Conservation groups and the Montana Association of Counties sued, claiming the Legislature never had a legitimate chance to attempt a veto override. In the end, District Court Judge Mike Menahan, of Helena, ordered the Secretary of State to conduct an override poll by mail – the standard procedure if a veto comes after the legislative session ends.

Many Republican lawmakers protested Menahan’s decision as judicial overreach and refused to participate in the poll. Only 65 lawmakers ended up supporting the override – well short of the at-least 100 that would have been required.

Now, SB 442 is dead. The marijuana revenues that the bill sought to redistribute were reshuffled anyway, when the 2025 Legislature passed another proposal – House Bill 932, this one getting Gianforte’s support.

But while the bill itself is no longer at issue, attorneys for Gianforte and for Secretary of State Christi Jacobsen still want the Supreme Court to step in and throw out the precedent Menahan established.

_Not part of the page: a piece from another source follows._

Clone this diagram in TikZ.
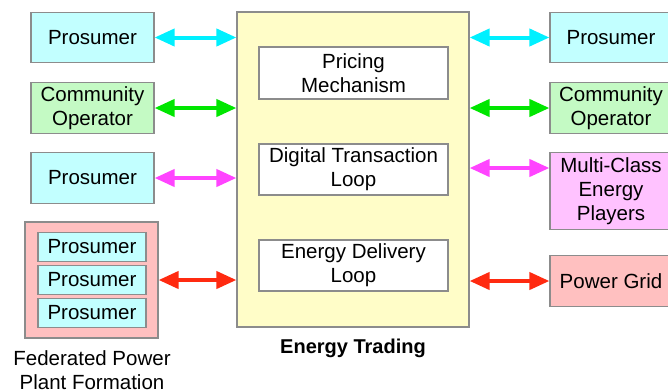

“The Secretary of State remains in this position where regardless of what is said in statute, we have to obey that district court's constitutional interpretation,” said Austin James, chief legal counsel for the Secretary of State’s Office. “And the record also establishes that there are other bills that are in the same scenario.”

State attorneys argued outside groups shouldn’t have been allowed to assert privileges for the Legislature that the Legislature wasn’t claiming itself. They said this issue was a “political question” the judiciary shouldn’t have stepped into, and that state law leaves it up to the Legislature to determine how it handles the veto override procedure.

The groups that sued over SB 442’s veto argued the case is now moot, saying that after the Legislature adopted a new law adjusting how it handles vetoes at the end of the session, the issue that came up in this case isn’t going to happen again. Even if the court didn’t agree, they argued Menahan’s action was appropriate.

“The people of Montana did not want the governor to have undue political power at the end of the session to prevent the Legislature from being allowed to override vetoes,” said Rylee Sommers-Flanagan, an attorney representing the conservation groups.

During the hearing, some of the justices questioned whether it had been proper for Menahan to order officials to conduct a poll.

“How can the district court legitimately say, ‘Well, this situation created an anomaly, then we need to add something to the Constitution’?” asked Justice Jim Rice.

“Your honor, I would respectfully disagree that there's any addition to the Constitution here,” Sommers-Flanagan responded.

As is typical, the court didn’t take any immediate action after hearing oral arguments.